También está pendiente
la transición religiosa; el 9 de mayo los evangélicos de Madrid se manifestaron reclamando unos derechos que nos unen irremediablemente a las protestas del 15 de mayo. La iglesia católica no nos representa a todos, pero sí se lleva el dinero de todos, amparada por los gobiernos de turno, del color que sean, incapaces de plantarle cara al Vaticano. Y en el mejor de los casos no debemos quejarnos porque nos advierten que bastante tenemos con que nos permitan mantener abiertos nuestros locales de culto, que peor se vivía con Franco. Incluso obviando la cantidad de locales que se cierran arbitrariamente bajo abusivas normativas para bares y discotecas, sin contar que son lugares de culto igual de dignos por derecho a cualquier catedral, los protestantes de España son, a efectos prácticos, ciudadanos de segunda. Se tienen que acabar los funerales de estado católicos, jurar los cargos políticos delante de una cruz y besar las manos de los santos como acto oficial: porque es anticonstitucional, así de sencillo.
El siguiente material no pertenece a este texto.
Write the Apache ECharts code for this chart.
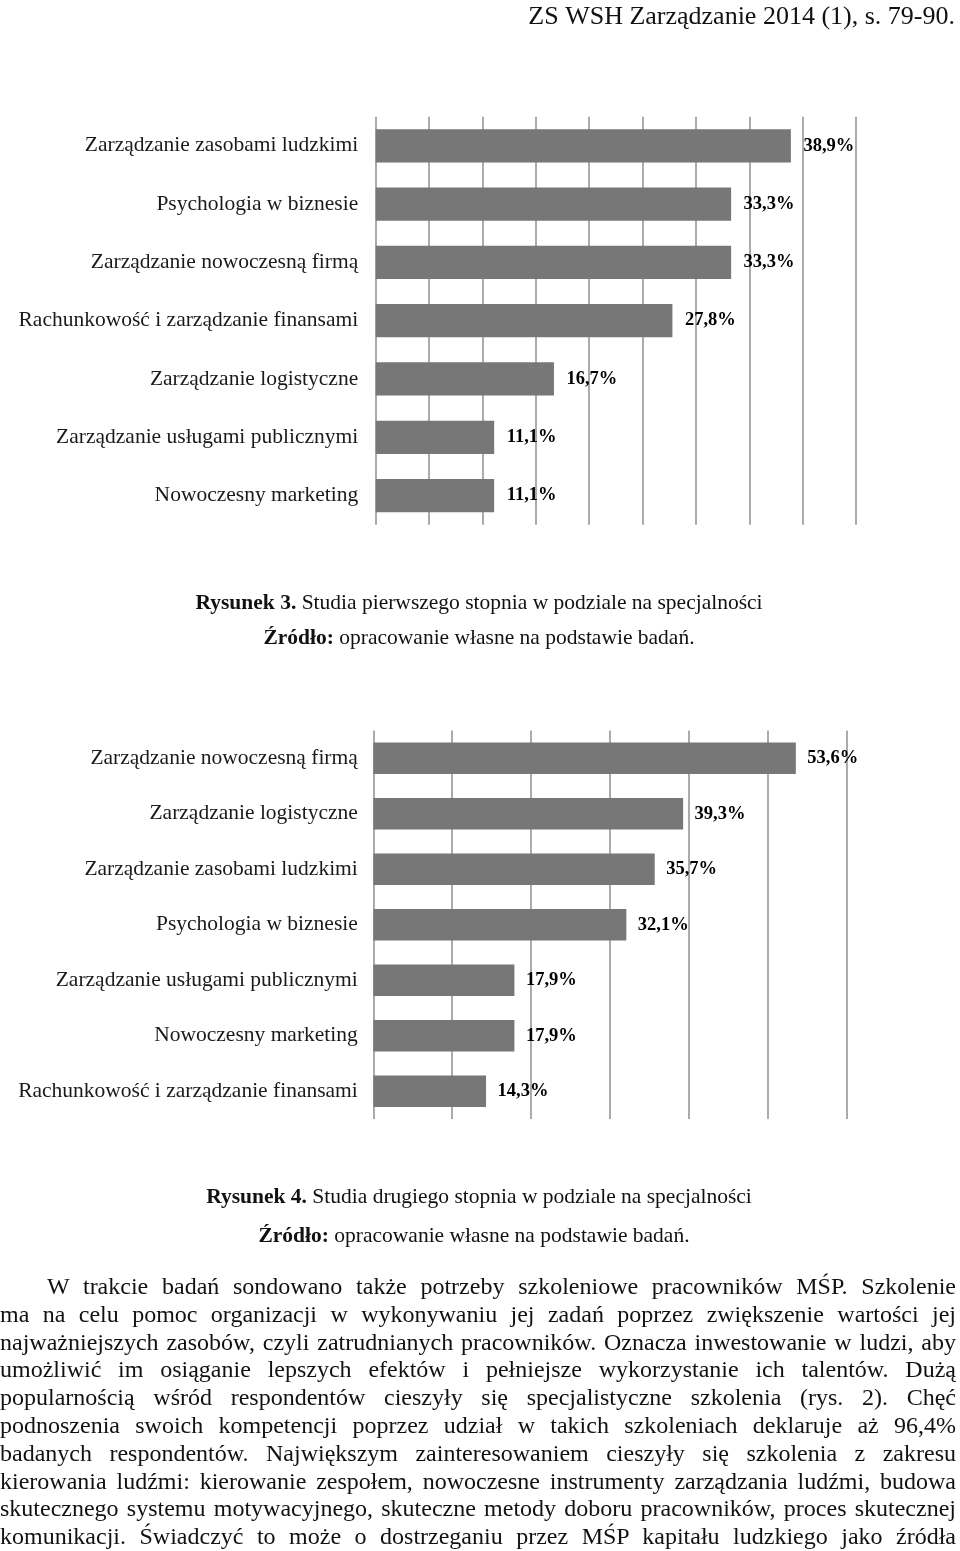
<!DOCTYPE html>
<html><head><meta charset="utf-8">
<script src="https://cdn.jsdelivr.net/npm/echarts@6/dist/echarts.min.js"></script>
<style>
html,body{margin:0;padding:0;background:#fff;}
#chart{position:absolute;left:0;top:0;width:960px;height:1551px;}
#para{position:absolute;left:0;top:1273px;width:956px;font-family:"Liberation Serif",serif;font-size:24px;color:#111;}
#para div{height:27.8px;line-height:27.8px;text-align:justify;text-align-last:justify;}
</style></head>
<body>
<div id="chart"></div>
<div id="para"></div>
<script>
// ---- data ----
const cats1 = ["Zarządzanie zasobami ludzkimi","Psychologia w biznesie","Zarządzanie nowoczesną firmą","Rachunkowość i zarządzanie finansami","Zarządzanie logistyczne","Zarządzanie usługami publicznymi","Nowoczesny marketing"];
const vals1 = [38.9,33.3,33.3,27.8,16.7,11.1,11.1];
const cats2 = ["Zarządzanie nowoczesną firmą","Zarządzanie logistyczne","Zarządzanie zasobami ludzkimi","Psychologia w biznesie","Zarządzanie usługami publicznymi","Nowoczesny marketing","Rachunkowość i zarządzanie finansami"];
const vals2 = [53.6,39.3,35.7,32.1,17.9,17.9,14.3];
const header = "ZS WSH Zarządzanie 2014 (1), s. 79-90.";
const caption3 = ["Rysunek 3.", " Studia pierwszego stopnia w podziale na specjalności"];
const caption4 = ["Rysunek 4.", " Studia drugiego stopnia w podziale na specjalności"];
const source = ["Źródło:", " opracowanie własne na podstawie badań."];
const paraLines = [
"W trakcie badań sondowano także potrzeby szkoleniowe pracowników MŚP. Szkolenie",
"ma na celu pomoc organizacji w wykonywaniu jej zadań poprzez zwiększenie wartości jej",
"najważniejszych zasobów, czyli zatrudnianych pracowników. Oznacza inwestowanie w ludzi, aby",
"umożliwić im osiąganie lepszych efektów i pełniejsze wykorzystanie ich talentów. Dużą",
"popularnością wśród respondentów cieszyły się specjalistyczne szkolenia (rys. 2). Chęć",
"podnoszenia swoich kompetencji poprzez udział w takich szkoleniach deklaruje aż 96,4%",
"badanych respondentów. Największym zainteresowaniem cieszyły się szkolenia z zakresu",
"kierowania ludźmi: kierowanie zespołem, nowoczesne instrumenty zarządzania ludźmi, budowa",
"skutecznego systemu motywacyjnego, skuteczne metody doboru pracowników, proces skutecznej",
"komunikacji. Świadczyć to może o dostrzeganiu przez MŚP kapitału ludzkiego jako źródła"
];

// ---- paragraph ----
const para = document.getElementById('para');
paraLines.forEach((l,i)=>{
  const d=document.createElement('div');
  d.textContent=l;
  if(i===0) d.style.paddingLeft='47px';
  para.appendChild(d);
});

// ---- chart ----
const FONT = '"Liberation Serif", "Times New Roman", serif';
const fmt = p => p.value.toFixed(1).replace('.', ',') + '%';
const chart = echarts.init(document.getElementById('chart'), null, {renderer:'canvas'});
function capText(parts, x, y){
  return {type:'text', x:x, y:y, style:{
    text:'{b|'+parts[0]+'}{r|'+parts[1]+'}',
    align:'center', verticalAlign:'middle',
    rich:{b:{fontFamily:FONT,fontWeight:'bold',fontSize:21.5,fill:'#111'},r:{fontFamily:FONT,fontSize:21.5,fill:'#111'}}
  }};
}
const splitLine = {show:true, lineStyle:{color:'#8f8f8f', width:1.5}};
chart.setOption({
  animation:false,
  backgroundColor:'#fff',
  grid:[
    {left:375.7, top:116.7, width:480.3, height:408},
    {left:373.3, top:730.5, width:473, height:388.5}
  ],
  xAxis:[
    {gridIndex:0, type:'value', min:0, max:45, interval:5, axisLabel:{show:false}, axisLine:{show:false}, axisTick:{show:false}, splitLine:splitLine},
    {gridIndex:1, type:'value', min:0, max:60, interval:10, axisLabel:{show:false}, axisLine:{show:false}, axisTick:{show:false}, splitLine:splitLine}
  ],
  yAxis:[
    {gridIndex:0, type:'category', inverse:true, data:cats1, axisLine:{show:false}, axisTick:{show:false},
     axisLabel:{fontFamily:FONT, fontSize:21.5, color:'#1a1a1a', margin:17.5}},
    {gridIndex:1, type:'category', inverse:true, data:cats2, axisLine:{show:false}, axisTick:{show:false},
     axisLabel:{fontFamily:FONT, fontSize:21.5, color:'#1a1a1a', margin:15.5}}
  ],
  series:[
    {type:'bar', xAxisIndex:0, yAxisIndex:0, data:vals1, barCategoryGap:'43%', itemStyle:{color:'#777777'},
     label:{show:true, position:'right', distance:12.5, formatter:fmt, fontFamily:FONT, fontWeight:'bold', fontSize:18.5, color:'#000'}},
    {type:'bar', xAxisIndex:1, yAxisIndex:1, data:vals2, barCategoryGap:'43%', itemStyle:{color:'#777777'},
     label:{show:true, position:'right', distance:11.5, formatter:fmt, fontFamily:FONT, fontWeight:'bold', fontSize:18.5, color:'#000'}}
  ],
  graphic:[
    {type:'text', x:955, y:17, style:{text:header, align:'right', verticalAlign:'middle', fontFamily:FONT, fontSize:26, fill:'#111'}},
    capText(caption3, 479, 603),
    capText(source, 479, 638),
    capText(caption4, 479, 1197),
    capText(source, 474, 1236)
  ]
});
</script>
</body></html>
Son nuestros derechos y no los hemos reclamado.
¿Pero el problema de fondo es un problema político? En parte sí, pero solamente en la parte en la que los políticos deberían desarrollar las peticiones de la ciudadanía y trabajar por obtener mejoras. Los políticos deberían ser un grupo de personas a los que se les paga para hacer que las cosas funcionen. Pero en vez de eso, en España recién nos despertamos para darnos cuenta de que los políticos solamente trabajan para la política.
No, el problema de fondo va mucho más allá.
La crisis no es de los otros, también es nuestra. Y la culpa también es nuestra, de todos. De políticos, de empresarios, de sindicatos, de obreros, de parados, de universitarios. De los protestantes españoles. Llevamos demasiado tiempo creyéndonos las víctimas, todos, víctimas de conspiraciones, de despropósitos, de intereses ocultos, de los prejuicios de los demás: creyéndonos las mentiras que nos decimos unos a otros sin tomar responsabilidad por nada.
Y
nosotros, como cristianos, también somos responsables de esta crisis. La sociedad ve a Dios como un ente lejano y ausente, pero eso solamente es el reflejo de cómo ha visto a los cristianos.
Ahora que llega el momento de tomar partido no nos atrevamos a parar a preguntarnos si es cristiano o no intervenir. Esa pregunta está fuera de lugar. Este es nuestro momento de la historia, y este es nuestro papel: ser ciudadanos responsables.Delante de Dios tenemos el privilegio de demostrar que el Dios en el que creemos se preocupa por nosotros y por nuestras vidas. Sentirnos extranjeros espirituales no es una excusa válida para la inactividad o la indiferencia. Tenemos la obligación de bendecir la sociedad en la que nos encontremos, y ahora mismo somos de bendición reclamando nuestros derechos. Derecho a terminar de una vez por todas la Transición. A ser un país que supere su adolescencia histórica y se desprenda de miedos, amenazas del pasado y paternalismos.
Espiritualmente, hagamos lo que es digno de nosotros como hijos de Dios, sin afiliaciones ni dudas: compartir nuestra esperanza. Luchamos para que el presente tenga sentido y sea justo, pero nosotros no le tenemos miedo al futuro ni al cambio, y ese debe ser nuestro mensaje.
Sea como sea, pensemos lo que pensemos, tenemos que admitir que estamos viviendo un momento histórico del que no podemos desprendernos. A partir de ahora es cuando entran en vigor las palabras de Pablo: no conformarse a este mundo, sino renovarnos. Y renovarlo. El por qué lo encontrarán nuestros descendientes, cuando nos lean en sus libros de historia. Lo que nosotros tenemos que aprender hoy es que Internet no es una anécdota y que las redes sociales no son un nido de chismosos. Las protestas de mayo de 2011 en España ya tienen página en Wikipedia: ya es oficial. Nos toca a nosotros terminar el trabajo.